I have taken a hiatus from writing for a few days, and wishing I could take a hiatus from life too, but in the spare moments that I have when I am not dealing with life/house/family/ I go on mini-vacations, even if in my own studio, or my own head.Or, a movie--that is my most favorite place to take a trip away from reality for a few hours. The trippier, the better, LOL.

I have spent a few blocks of time in the past days to work in the studio, mostly in production making cards. It is a lovely space with a great music set up, and I am surrounded by my artwork and things that I love. Candles, scents, altars, odd collectibles, paints. I received some new paper and photographs which I bought on eBay, which is always exciting and inspiring as it gives me a jump start on ideas and designs.

Larry and I grabbed a date together tonight as I lamented that I go out with everyone except him, so at the last moment we grabbed our coats and headed to the Rosendale Cafe for dinner.

I have eaten at the Cafe sporadically over the years it has been there, and every time I go I order their house salad with Japanese Dressing. It is like coming home, and I savor each bite. When I went online to find the link for the Cafe, I discovered that Rebecca Pronsky & Lucy Wainwright Roche were singing tonight. Pronsky as been touted as the new "Joni" and Lucy is the daughter of Loudon Wainright and Suzzy Roche (of the Roches). Had I known I would have forgone the movie.

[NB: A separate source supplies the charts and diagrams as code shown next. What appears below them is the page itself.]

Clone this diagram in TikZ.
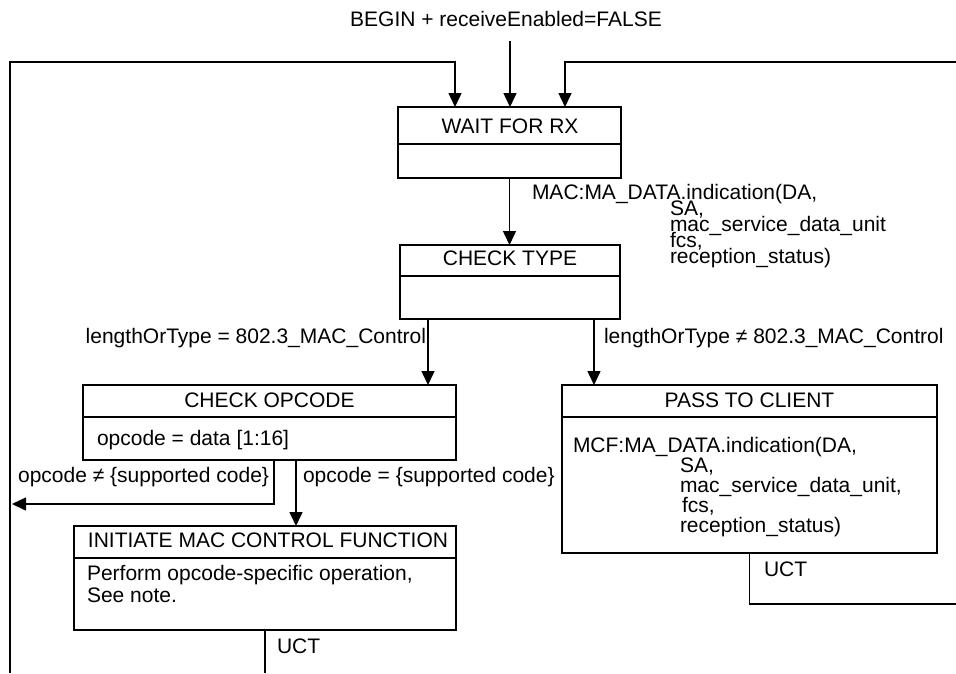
\documentclass[tikz,border=0pt]{standalone}
\usepackage{fontspec}
\setmainfont{Liberation Sans}
\usetikzlibrary{arrows.meta}
\newcommand{\tightlns}{\lineskiplimit=-100pt\relax}
\begin{document}
\begin{tikzpicture}[x=1pt,y=-1pt,line width=1.5pt,
  every node/.style={inner sep=0pt,outer sep=0pt},
  stbox/.style={draw,line width=1.5pt},
  txt/.style={font=\fontsize{21}{24}\selectfont},
  multi/.style={align=left,anchor=north west,font={\fontsize{21}{#1}\selectfont\tightlns}},
  arr/.style={-{Triangle[width=13pt,length=14pt]},line width=1.5pt}]
\fill[white] (0,0) rectangle (956,673);
\useasboundingbox (0,0) rectangle (956,673);

% state boxes
\node[stbox,minimum width=223pt,minimum height=71pt] (wait) at (509.5,142.5) {};
\node[stbox,minimum width=220pt,minimum height=74pt] (ctype) at (510,282) {};
\node[stbox,minimum width=373pt,minimum height=75pt] (copc) at (269.5,422.5) {};
\node[stbox,minimum width=375pt,minimum height=168pt] (pass) at (749.5,469) {};
\node[stbox,minimum width=382pt,minimum height=104pt] (init) at (265,578) {};

% dividers
\draw ([yshift=-37pt]wait.north west) -- ([yshift=-37pt]wait.north east);
\draw ([yshift=-31pt]ctype.north west) -- ([yshift=-31pt]ctype.north east);
\draw ([yshift=-32pt]copc.north west) -- ([yshift=-32pt]copc.north east);
\draw ([yshift=-32pt]pass.north west) -- ([yshift=-32pt]pass.north east);
\draw ([yshift=-32pt]init.north west) -- ([yshift=-32pt]init.north east);

% titles
\node[txt,anchor=base] (twait) at (510,133) {WAIT FOR RX};
\node[txt,anchor=base] (tctype) at (510,265) {CHECK TYPE};
\node[txt,anchor=base] (tcopc) at (269.5,407) {CHECK OPCODE};
\node[txt,anchor=base] (tpass) at (749.5,407) {PASS TO CLIENT};
\node[txt,anchor=base] (tinit) at (268,547) {INITIATE MAC CONTROL FUNCTION};

% box contents
\node[txt,anchor=base west] (bcopc) at (97,445) {opcode = data [1:16]};
\node[multi=20] (bpass) at (573,437.7) {MCF:MA\_DATA.indication(DA,\\
  \hspace*{107pt}SA,\\
  \hspace*{107pt}mac\_service\_data\_unit,\\
  \hspace*{109pt}fcs,\\
  \hspace*{107pt}reception\_status)};
\node[multi=22] (binit) at (87,565.7) {Perform opcode-specific operation,\\See note.};

% transition labels
\node[txt,anchor=base] (begin) at (506,26) {BEGIN + receiveEnabled=FALSE};
\node[multi=16] (mac) at (532,184.7) {MAC:MA\_DATA.indication(DA,\\
  \hspace*{138pt}SA,\\
  \hspace*{138pt}mac\_service\_data\_unit\\
  \hspace*{138pt}fcs,\\
  \hspace*{138pt}reception\_status)};
\node[txt,anchor=base east] (leq) at (426,343) {lengthOrType = 802.3\_MAC\_Control};
\node[txt,anchor=base west] (lne) at (604,343) {lengthOrType ≠ 802.3\_MAC\_Control};
\node[txt,anchor=base east] (one) at (269,482) {opcode ≠ \{supported code\}};
\node[txt,anchor=base west] (oeq) at (303,482) {opcode = \{supported code\}};
\node[txt,anchor=base west] (uct1) at (764,576) {UCT};
\node[txt,anchor=base west] (uct2) at (277,653) {UCT};

% connectors
\coordinate (bs) at (510,41);
\draw[arr] (bs) -- (bs |- wait.north);
\coordinate (lb) at (10,673);
\coordinate (lc) at (455,62);
\draw[arr] (lb) |- (lc) -- (lc |- wait.north);
\coordinate (re) at (956,62);
\coordinate (rc) at (565,62);
\draw[arr] (re) -- (rc) -- (rc |- wait.north);
\draw[arr] (wait.south) -- (wait.south |- ctype.north);
\coordinate (c1) at ([xshift=-82pt]ctype.south);
\coordinate (c2) at ([xshift=84pt]ctype.south);
\draw[arr] (c1) -- (c1 |- copc.north);
\draw[arr] (c2) -- (c2 |- pass.north);
\coordinate (o1) at ([xshift=26.5pt]copc.south);
\coordinate (o2) at ([xshift=4.5pt]copc.south);
\draw[arr] (o1) -- (o1 |- init.north);
\coordinate (ne) at (12,504);
\draw[arr] (o2) |- (ne);
\coordinate (pe) at (956,604);
\draw (pass.south) |- (pe);
\coordinate (ib) at (265,673);
\draw (init.south) -- (ib);
\end{tikzpicture}
\end{document}
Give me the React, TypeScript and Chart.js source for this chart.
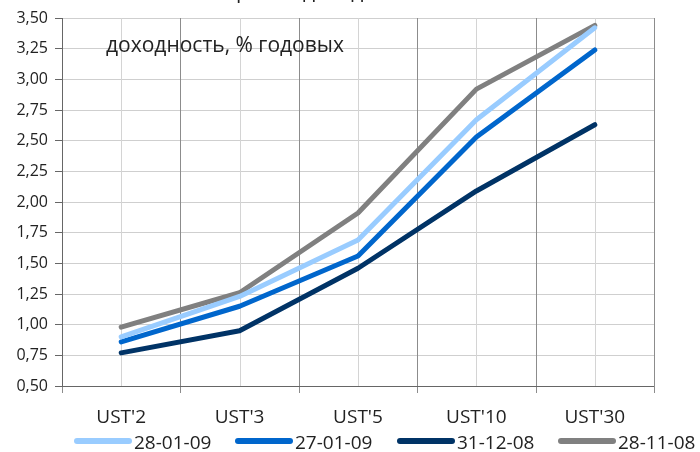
import React, { useEffect, useRef } from "react";
import { Chart, registerables } from "chart.js";

Chart.register(...registerables);

const categories = ["UST'2", "UST'3", "UST'5", "UST'10", "UST'30"];
const seriesNames = ["28-01-09", "27-01-09", "31-12-08", "28-11-08"];
const s280109 = [0.9, 1.23, 1.69, 2.67, 3.42];
const s270109 = [0.86, 1.15, 1.56, 2.53, 3.24];
const s311208 = [0.77, 0.95, 1.46, 2.09, 2.63];
const s281108 = [0.98, 1.26, 1.91, 2.92, 3.44];
const colors = ["#99ccff", "#0066cc", "#003366", "#808080"];
const yMin = 0.5;
const yMax = 3.5;
const yStep = 0.25;
const titleText = "Кривая доходности";
const noteText = "доходность, % годовых";

const FONT = "'Open Sans', sans-serif";

const decorPlugin = {
  id: "decor",
  beforeDatasetsDraw(chart: any) {
    const { ctx, chartArea, scales } = chart;
    const x = scales.x;
    ctx.save();
    ctx.strokeStyle = "#d4d4d4";
    ctx.lineWidth = 1;
    for (let i = 0; i < categories.length; i++) {
      const px = Math.round(x.getPixelForValue(i)) + 0.5;
      ctx.beginPath();
      ctx.moveTo(px, chartArea.top);
      ctx.lineTo(px, chartArea.bottom);
      ctx.stroke();
    }
    ctx.strokeStyle = "#8c8c8c";
    const n = categories.length;
    const w = (chartArea.right - chartArea.left) / n;
    for (let i = 0; i <= n; i++) {
      const px = Math.round(chartArea.left + i * w) + 0.5;
      ctx.beginPath();
      ctx.moveTo(px, chartArea.top);
      ctx.lineTo(px, chartArea.bottom + 7);
      ctx.stroke();
    }
    ctx.restore();
  },
  afterDraw(chart: any) {
    const { ctx, chartArea } = chart;
    ctx.save();
    // clipped title
    ctx.fillStyle = "#222";
    ctx.font = `21px ${FONT}`;
    ctx.textAlign = "left";
    ctx.textBaseline = "alphabetic";
    const pre = ctx.measureText("Кривая ").width;
    ctx.fillText(titleText, 303 - pre, -2);
    // note
    ctx.font = `21px ${FONT}`;
    ctx.textAlign = "left";
    ctx.textBaseline = "middle";
    ctx.fillStyle = "#222";
    ctx.fillText(noteText, 106, 46);
    // axis lines
    ctx.strokeStyle = "#666";
    ctx.lineWidth = 1;
    ctx.beginPath();
    ctx.moveTo(Math.round(chartArea.left) + 0.5, chartArea.top);
    ctx.lineTo(Math.round(chartArea.left) + 0.5, chartArea.bottom);
    ctx.moveTo(chartArea.left, Math.round(chartArea.bottom) + 0.5);
    ctx.lineTo(chartArea.right, Math.round(chartArea.bottom) + 0.5);
    ctx.stroke();
    // legend
    const starts = [74, 235, 397, 558];
    const ly = 441;
    ctx.font = `19px ${FONT}`;
    ctx.textBaseline = "middle";
    ctx.lineCap = "round";
    chart.data.datasets.forEach((ds: any, i: number) => {
      const sx = starts[i];
      ctx.strokeStyle = ds.borderColor;
      ctx.lineWidth = 6;
      ctx.beginPath();
      ctx.moveTo(sx + 3, ly);
      ctx.lineTo(sx + 55, ly);
      ctx.stroke();
      ctx.fillStyle = "#222";
      ctx.fillText(ds.label, sx + 60, ly + 3);
    });
    ctx.restore();
  },
};

export default function App() {
  const ref = useRef<HTMLCanvasElement>(null);
  useEffect(() => {
    document.body.style.margin = "0";
    const data = [s280109, s270109, s311208, s281108];
    const chart = new Chart(ref.current!, {
      type: "line",
      data: {
        labels: categories,
        datasets: data.map((d, i) => ({
          label: seriesNames[i],
          data: d,
          borderColor: colors[i],
          backgroundColor: colors[i],
          borderWidth: 5,
          pointRadius: 0,
          tension: 0,
          borderCapStyle: "round" as const,
          borderJoinStyle: "round" as const,
        })),
      },
      options: {
        animation: false,
        responsive: false,
        layout: { padding: { top: 18, right: 46, left: 0, bottom: 0 } },
        plugins: { legend: { display: false }, tooltip: { enabled: false } },
        scales: {
          x: {
            offset: true,
            grid: { display: false, drawTicks: false },
            border: { display: false },
            ticks: {
              color: "#222",
              font: { family: FONT, size: 19 },
              padding: 20,
              maxRotation: 0,
            },
            afterFit(scale: any) {
              scale.height = 66;
            },
          },
          y: {
            min: yMin,
            max: yMax,
            grid: {
              color: "#cfcfcf",
              tickLength: 7,
              tickColor: "#666",
              drawOnChartArea: true,
            },
            border: { display: false },
            ticks: {
              stepSize: yStep,
              color: "#222",
              font: { family: FONT, size: 16 },
              padding: 7,
              callback: (v: any) => Number(v).toFixed(2).replace(".", ","),
            },
            afterFit(scale: any) {
              scale.width = 62;
            },
          },
        },
      },
      plugins: [decorPlugin],
    });
    return () => chart.destroy();
  }, []);
  return <canvas ref={ref} width={700} height={452} style={{ display: "block" }} />;
}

But Atonement was worth it, though a little more intense that I expected. (I went in cold with no prior knowledge of anything about the movie) The cinematography was beautiful, rich and arty. Though I walked out emotionally ruffled, I was full of images and in deep thought about the story and the characters, and reflected upon it.

Tonights image is a large photo from the first quarter of the 1900's I think,and is of a sewing factory in anywhere USA. The room is filled with women, and one lone male supervisor. WOAH. What kind of intensity would THAT be, though I know that such factories still exist, but I hope that there are WOMEN supervisors as well and that conditions are MUCH better. I think I will post this to eBay, yet, it could remain as a poignant reminder of the type of work and conditions which were available to women a mere 75+ years ago. Here's to those women, and to the women all over the world who STILL work in those factories.



Judy Vars said…
I love the way you review dinner and a movie I want to see Atonement and have Japanese dressing.